The class took another road trip, this time to Greenwich to visit the National Maritime Museum. I was really excited for this visit, my ultimate goal career wise is to be an archivist for a museum and as our group was being led by an actual museum archivist I had lots of questions that I wanted to ask about the job! While the materials we were shown were amazing and I was very interested in the policies and innovations and collections that the museum housed I was rather disappointing with the information I was able to gather from our presenters, they seemed genuinely confused about most of the questions I asked and were not able to fully answer most of them.

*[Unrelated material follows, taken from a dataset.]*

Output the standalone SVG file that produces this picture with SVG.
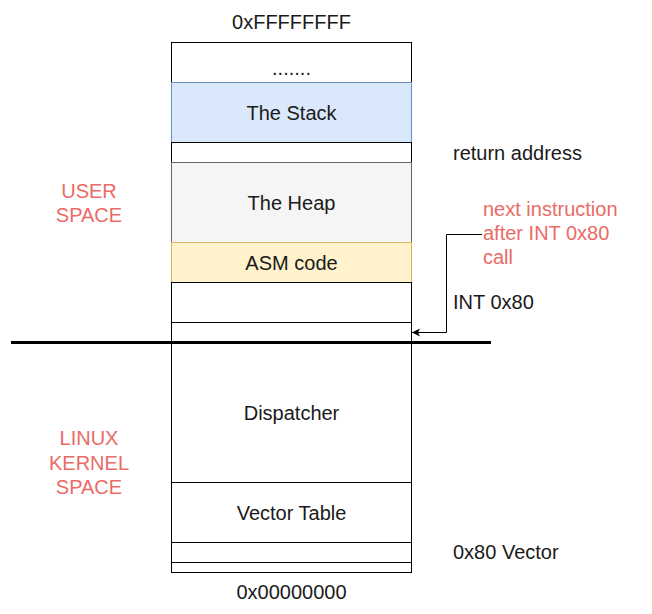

At the National Maritime Museum they use the universal decimal system in their library to catalog materials. The library within the museum is primarily used by academic researchers and family historians. The archive has only 10% backlog which is absolutely incredible. Most archives that I have experienced have at least a 50% backlog due to lack of funding. However our guides gave the indication that there were really no significant funding troubles for this particular institution due to very careful planning in fact items are only purchased for the collection if all of the funds are available.
Materials are arranged within the archive by type, for example all of the books are in one section, folios in another and so on and so forth. Materials are then further separated by subject for example central government, local government, personal papers and so on and so forth. Conservation is a huge issue at the museum as there are many rare and delicate items in the collection in particular the collection of maps. Therefore items are carefully scrutinized by a committee before an acquisition can occur at the museum. An interesting fact about the museum is that their archive house a large collection on pirates and a large collection of items related to the Titanic and its sinking.
One very important question which I believe was answered beautifully for me was; what is an important skill for someone looking to work in the archival field? I was told that a huge strength was to be able to look at items laterally, meaning that it is not simply enough to understand why a particular artifact is important. The archivist must understand what was important about the significance of events happening at the time the artifact was created or used, the archivist must understand what is important about the person who actually created or used the artifice and even understand the importance of the materials used to create the artifact. This answer opened my eyes to exactly how broad an archivists understanding must be if the materials in the collection they are responsible for.